Reply to MacLeod et al.: Multiple myeloma plasma cells have chameleon characteristics

MacLeod et al. question whether our lot of H929 multiple myeloma (MM) plasma cells were contaminated with K562 chronic myeloid leukemia (CML) cells (1). Before addressing this issue, we want to state that the central purpose of our paper was to demonstrate that hypothesis-directed proteomics using immunoprecipitation (IP)–liquid chromatography–tandem mass spectrometry (LC-MS/MS) was capable of detecting a cancer cell’s defective and activated signaling pathways. Using three IPs with antibodies against the endogenous bait proteins p85 (PI3K), Grb2 and pTyr peptides, we could successfully capture the BCR–ABL complex in our MM cells. We suggest that this proteomics strategy may be an effective method for helping to choose the appropriate single or combination of tyrosine kinase inhibitor drugs for a personalized medicine approach from patient tumor cells.

We believe that the specific lot of H929 cells used in our study was derived from MM plasma cells that acquired a BCR–ABL fusion. It appears that MacLeod et al. performed only cytogenetic tests (i.e., FISH and RT-PCR) to make a determination of contamination, and we agree that our cells possessed the e14a2 form of BCR–ABL fusion, as we reported using similar genetic tests (1, 2). Together with e13a2 fusion form, e14a2 and e13a2 represent the most common forms of BCR–ABL. The argument we presented for our H929 cells being plasma in origin came from histopathology data (immunoperoxidase/morphology) and not from genetic tests. We originally suspected CML contamination, but our data suggested otherwise. To summarize, our lot of H929 MM cells showed positive markers for plasma cells such as CD138 but were negative for standard markers of CML (K562) cells, including CD34, CD68, and myeloperoxidase. Additionally, inspection of the cells with Wright–Giemsa staining showed an abundant blue cytoplasm more deeply stained toward the periphery, prominent Golgi complex, eccentrically located nuclei, and a large and prominent central nucleolus, all features characteristic of plasma cells but not of CML cells (2).

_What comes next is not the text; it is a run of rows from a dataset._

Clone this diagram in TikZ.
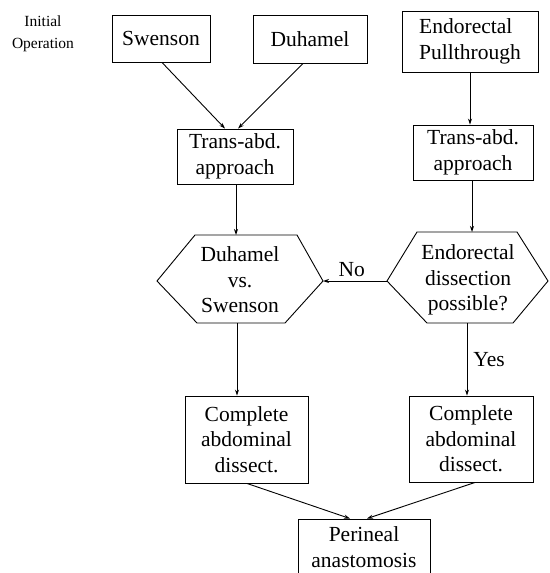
\documentclass[tikz,border=0pt]{standalone}
\usepackage{fontspec}
\setmainfont{Liberation Serif}
\newfontfamily\diagfont{Liberation Serif}
\usetikzlibrary{arrows.meta,calc}
\begin{document}
\begin{tikzpicture}[x=1pt,y=-1pt,
  line width=0.9pt,
  box/.style={draw,inner sep=0pt,align=center,font=\diagfont\fontsize{21.5}{25.5}\selectfont},
  plain/.style={inner sep=0pt,align=center,font=\diagfont\fontsize{21.5}{25.5}\selectfont},
  arr/.style={-{Stealth[length=6pt,width=4pt]}}]
\clip (0,0) rectangle (549,573);
\useasboundingbox (0,0) rectangle (549,573);
% side label
\node[inner sep=0pt,align=center,font=\diagfont\fontsize{15.5}{22}\selectfont] (init) at (43,34) {Initial\\Operation};
% boxes
\node[box,minimum width=98,minimum height=47] (sw) at (161,38.5) {Swenson};
\node[box,minimum width=114,minimum height=48] (du) at (310,39) {Duhamel};
\node[box,minimum width=136,minimum height=61,align=left] (er) at (470,41.5) {Endorectal\\Pullthrough};
\node[box,minimum width=116,minimum height=55] (tl) at (235,156.5) {Trans-abd.\\approach};
\node[box,minimum width=120,minimum height=55] (tr) at (473,152.5) {Trans-abd.\\approach};
\node[box,minimum width=123,minimum height=87] (cl) at (246.5,439.5) {Complete\\abdominal\\dissect.};
\node[box,minimum width=124,minimum height=86] (cr) at (471,439) {Complete\\abdominal\\dissect.};
\node[box,minimum width=132,minimum height=56] (pe) at (364,547) {Perineal\\anastomosis};
% hexagons
\node[plain] (hl) at (240,280) {Duhamel\\vs.\\Swenson};
\coordinate (hlw) at (157,281);
\coordinate (hltl) at (195,235);
\coordinate (hltr) at (297,235);
\coordinate (hle) at (323,281);
\coordinate (hlbr) at (285,323);
\coordinate (hlbl) at (197,323);
\coordinate (hlt) at (236,235);
\coordinate (hlb) at (237,323);
\draw (hlw) -- (hltl) -- (hltr) -- (hle) -- (hlbr) -- (hlbl) -- cycle;
\node[plain] (hr) at (468,280) {Endorectal\\dissection\\possible?};
\coordinate (hrw) at (387,281);
\coordinate (hrtl) at (417,232);
\coordinate (hrtr) at (517,232);
\coordinate (hre) at (548,281);
\coordinate (hrbr) at (513,323);
\coordinate (hrbl) at (427,323);
\coordinate (hrt) at (472,232);
\coordinate (hrb) at (467,323);
\draw (hrw) -- (hrtl) -- (hrtr) -- (hre) -- (hrbr) -- (hrbl) -- cycle;
% connectors
\draw[arr] ($(sw.south)+(1,0)$) -- ($(tl.north)+(-10,0)$);
\draw[arr] ($(du.south)+(-7,0)$) -- ($(tl.north)+(3,0)$);
\draw[arr] (er.south) -- (er.south |- tr.north);
\draw[arr] ($(tl.south)+(1,0)$) -- (hlt);
\draw[arr] ($(tr.south)+(-1,0)$) -- (hrt);
\draw[arr] (hrw) -- node[plain,above=4pt,pos=0.55] (no) {No} (hle);
\draw[arr] (hlb) -- (hlb |- cl.north);
\draw[arr] (hrb) -- node[plain,right=6pt,pos=0.5] (yes) {Yes} (hrb |- cr.north);
\draw[arr] ($(cl.south)+(0.5,0)$) -- ($(pe.north)+(-14,0)$);
\draw[arr] ($(cr.south)+(4,0)$) -- ($(pe.north)+(3,0)$);
\end{tikzpicture}
\end{document}
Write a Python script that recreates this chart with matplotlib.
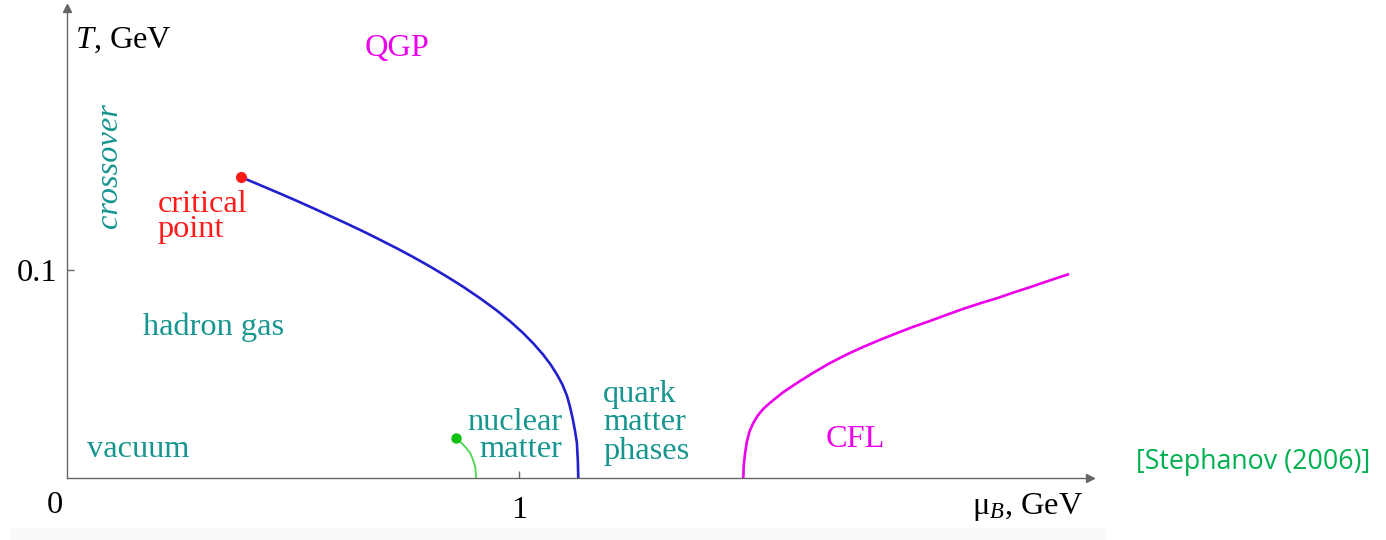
import matplotlib
matplotlib.use("Agg")
import matplotlib.pyplot as plt
from matplotlib.patches import Rectangle

# Phase boundaries of QCD in the (mu_B, T) plane, GeV
crossover_end_mu = [0.385, 0.409, 0.434, 0.471, 0.509, 0.546, 0.582, 0.619, 0.655,
                    0.692, 0.730, 0.767, 0.803, 0.840, 0.876, 0.914, 0.951, 0.981,
                    1.009, 1.032, 1.053, 1.070, 1.084, 1.096, 1.106, 1.113, 1.119,
                    1.124, 1.128, 1.130, 1.131]
crossover_end_T = [0.1447, 0.1425, 0.1402, 0.1368, 0.1332, 0.1296, 0.1260, 0.1223, 0.1186,
                   0.1146, 0.1104, 0.1061, 0.1017, 0.0969, 0.0920, 0.0864, 0.0805, 0.0752,
                   0.0697, 0.0646, 0.0594, 0.0545, 0.0497, 0.0449, 0.0395, 0.0340, 0.0282,
                   0.0224, 0.0168, 0.0085, 0.0]

nuclear_mu = [0.861, 0.872, 0.882, 0.892, 0.898, 0.903, 0.905]
nuclear_T = [0.0192, 0.0170, 0.0147, 0.0120, 0.0088, 0.0053, 0.0]

cfl_mu = [1.496, 1.497, 1.500, 1.504, 1.510, 1.518, 1.528, 1.540, 1.555, 1.584,
          1.615, 1.650, 1.688, 1.724, 1.761, 1.798, 1.836, 1.872, 1.909, 1.945,
          1.982, 2.020, 2.058, 2.094, 2.131, 2.174, 2.217]
cfl_T = [0.0, 0.0060, 0.0120, 0.0175, 0.0225, 0.0264, 0.0300, 0.0332, 0.0361, 0.0412,
         0.0457, 0.0505, 0.0553, 0.0593, 0.0630, 0.0664, 0.0697, 0.0727, 0.0755, 0.0784,
         0.0813, 0.0840, 0.0865, 0.0892, 0.0918, 0.0950, 0.0981]

critical_point = (0.385, 0.1447)
nuclear_point = (0.861, 0.0192)

x_ticks = [1]
x_tick_labels = ["1"]
y_ticks = [0.1]
y_tick_labels = ["0.1"]

TEAL = "#17958f"
RED = "#ff1a1a"
MAGENTA = "#ec00ec"
BLUE = "#2020cc"
AXIS = "#666666"

plt.rcParams["font.family"] = ["Liberation Serif", "DejaVu Serif"]
plt.rcParams["mathtext.fontset"] = "custom"
plt.rcParams["mathtext.rm"] = "Liberation Serif"
plt.rcParams["mathtext.it"] = "Liberation Serif:italic"
plt.rcParams["mathtext.bf"] = "Liberation Serif:bold"

FS = 23.3

fig = plt.figure(figsize=(13.86, 5.40), dpi=100)
fig.patch.set_facecolor("white")
fig.patches.append(Rectangle((9 / 1386, 0), (1105 - 9) / 1386, 12 / 540,
                             transform=fig.transFigure, facecolor="#fafafa",
                             edgecolor="none", zorder=0))

ax = fig.add_axes([67 / 1386, 62 / 540, (1090 - 67) / 1386, 470 / 540])
ax.set_xlim(0, 2.263)
ax.set_ylim(0, 0.226)
ax.patch.set_alpha(0)

for side in ("top", "right"):
    ax.spines[side].set_visible(False)
for side in ("left", "bottom"):
    ax.spines[side].set_color(AXIS)
    ax.spines[side].set_linewidth(1.0)

# arrow heads on the axes
ax.plot(1, 0, ">", color=AXIS, markersize=6, transform=ax.get_yaxis_transform(), clip_on=False)
ax.plot(0, 1, "^", color=AXIS, markersize=6, transform=ax.get_xaxis_transform(), clip_on=False)

ax.set_xticks(x_ticks)
ax.set_xticklabels(x_tick_labels)
ax.set_yticks(y_ticks)
ax.set_yticklabels(y_tick_labels)
ax.tick_params(axis="x", direction="in", length=5, width=1, color=AXIS, labelsize=FS, pad=13)
ax.tick_params(axis="y", direction="in", length=5, width=1, color=AXIS, labelsize=FS, pad=7)

ax.text(-0.0265, -0.013, "0", fontsize=FS, ha="center", va="center", clip_on=False)
ax.text(0.0177, 0.2106, "$T$, GeV", fontsize=FS, ha="left", va="center", clip_on=False)
ax.text(2.002, -0.0139, r"$\mathrm{\mu}_{B}$, GeV", fontsize=FS, ha="left", va="center", clip_on=False)

# phase boundaries
ax.plot(crossover_end_mu, crossover_end_T, color=BLUE, lw=1.9, solid_capstyle="butt",
        solid_joinstyle="round", zorder=3)
ax.plot(nuclear_mu, nuclear_T, color="#4cd44c", lw=1.3, solid_joinstyle="round", zorder=3)
ax.plot(cfl_mu, cfl_T, color=MAGENTA, lw=1.9, solid_capstyle="butt",
        solid_joinstyle="round", zorder=3)
ax.plot(*critical_point, "o", color=RED, markersize=7, zorder=4, clip_on=False)
ax.plot(*nuclear_point, "o", color="#10c010", markersize=6.5, zorder=4)

# region labels
ax.text(0.730, 0.2067, "QGP", color=MAGENTA, fontsize=FS, ha="center", va="center")
ax.text(0.095, 0.150, "crossover", color=TEAL, fontsize=FS, style="italic",
        rotation=90, ha="center", va="center")
ax.text(0.201, 0.1255, "critical\npoint", color=RED, fontsize=FS, ha="left",
        va="center", linespacing=0.8)
ax.text(0.168, 0.0726, "hadron gas", color=TEAL, fontsize=FS, ha="left", va="center")
ax.text(0.044, 0.0139, "vacuum", color=TEAL, fontsize=FS, ha="left", va="center")
ax.text(1.095, 0.0202, "nuclear\nmatter", color=TEAL, fontsize=FS, ha="right",
        va="center", multialignment="right", linespacing=0.93)
ax.text(1.186, 0.0265, "quark\nmatter\nphases", color=TEAL, fontsize=FS, ha="left",
        va="center", linespacing=0.98)
ax.text(1.743, 0.01875, "CFL", color=MAGENTA, fontsize=FS, ha="center", va="center")

fig.text(1136 / 1386, 1 - 462 / 540, "[Stephanov (2006)]", color="#00b050",
         fontsize=19.3, family=["Open Sans", "DejaVu Sans"], ha="left", va="center")

fig.savefig("out.png", dpi=100)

It is important to note that BCR–ABL fusions have been detected from MM patient plasma cells in bone marrow, so our findings represent a rare but not impossible occurrence (3, 4). It is also known that some patients with MM have developed subsequent BCR–ABL–positive CML (5), and so a similar genetic situation may have occurred in our H929 cells. However, the histological data pointed to the BCR–ABL cells having been of plasma origin and not leukocyte. Because our H929 cells lacked interferon regulatory factor 4 expression, this may have contributed to the expression of BCR–ABL (6). Our lot of H929 cells may have been a special case because we tested other lots of H929 cells, and because they contained significantly lower levels of BCR–ABL by Western blotting, we did not follow up with cytogenetic tests (2). It is possible that a BCR–ABL fusion occurred somewhere in the cultured history of our H929 plasma cells that was similar to the fusion found in K562 cells, and our IP-LC-MS/MS technology showed that one could detect such cell abnormalities and use it to our advantage when testing patient cancers.